Shark Researcher Seeks New Permit For Controversial Tagging Procedure

Here we go again. Follow the link (or click image below) for special report by KTVU TV, Oakland, CA.

White shark awaiting tagging, South Farallon Island, CA.

For the full online chatter on the Michael Domeier White shark tagging saga, you can’t get any better analysis than Mike Neumann’s blog. See also here, and here.

David Shiffman has also contributed here, here, and here to the discussion over on Southern Fried Science.

My 2 cents: If White shark populations are suffering such a precipitous decline, then research should be conducted to empirically establish causality. And for fast, submerged, wide-ranging mega-predators, tagging and remote sensing may be the only way to gather that data. But this hook, drag, land, and drill protocol for SPOT tagging Farallon White sharks appears maximally invasive and potentially lethal.

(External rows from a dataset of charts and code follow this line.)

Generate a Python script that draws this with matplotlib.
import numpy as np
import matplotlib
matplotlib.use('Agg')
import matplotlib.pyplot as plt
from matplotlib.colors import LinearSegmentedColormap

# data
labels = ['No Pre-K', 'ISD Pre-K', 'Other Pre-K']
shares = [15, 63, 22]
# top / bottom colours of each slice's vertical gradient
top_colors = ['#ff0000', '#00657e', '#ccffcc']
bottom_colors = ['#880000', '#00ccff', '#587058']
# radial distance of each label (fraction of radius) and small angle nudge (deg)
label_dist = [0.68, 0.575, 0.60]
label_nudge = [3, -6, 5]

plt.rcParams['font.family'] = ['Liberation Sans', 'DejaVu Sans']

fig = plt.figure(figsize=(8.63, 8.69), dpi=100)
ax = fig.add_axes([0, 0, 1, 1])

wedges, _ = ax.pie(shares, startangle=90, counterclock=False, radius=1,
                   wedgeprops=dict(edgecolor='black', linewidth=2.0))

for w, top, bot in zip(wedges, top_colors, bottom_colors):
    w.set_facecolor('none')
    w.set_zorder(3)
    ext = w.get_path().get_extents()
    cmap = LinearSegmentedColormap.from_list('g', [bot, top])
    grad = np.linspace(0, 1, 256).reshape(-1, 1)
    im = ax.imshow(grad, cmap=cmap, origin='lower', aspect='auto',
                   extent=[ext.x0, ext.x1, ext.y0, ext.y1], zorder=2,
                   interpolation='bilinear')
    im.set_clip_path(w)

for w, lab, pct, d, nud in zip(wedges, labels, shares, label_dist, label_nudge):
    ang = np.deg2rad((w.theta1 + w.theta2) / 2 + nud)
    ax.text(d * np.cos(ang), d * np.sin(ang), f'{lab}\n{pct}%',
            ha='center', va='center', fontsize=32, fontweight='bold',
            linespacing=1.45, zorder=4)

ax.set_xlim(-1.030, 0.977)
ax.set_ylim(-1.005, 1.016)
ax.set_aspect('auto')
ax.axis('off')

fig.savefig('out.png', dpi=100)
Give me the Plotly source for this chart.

White sharks are a CITES Appendix II-listed species–considered not necessarily threatened with extinction, but may become so unless trade in specimens is subject to strict regulation. I suspect that middle-of-the-road assessment was arrived at by the usual CITES loopholes that the species is too data-deficient to warrant a higher listing. Arguments for stronger international protection, for instance CITES Appendix I listing, will be built on the back of solid data. But how do we temper the need to conduct research on data-deficient species without endangering that species in the process? And is this research protocol the best that we can devise considering the study subject, or is it more an artifact of making visually compelling television?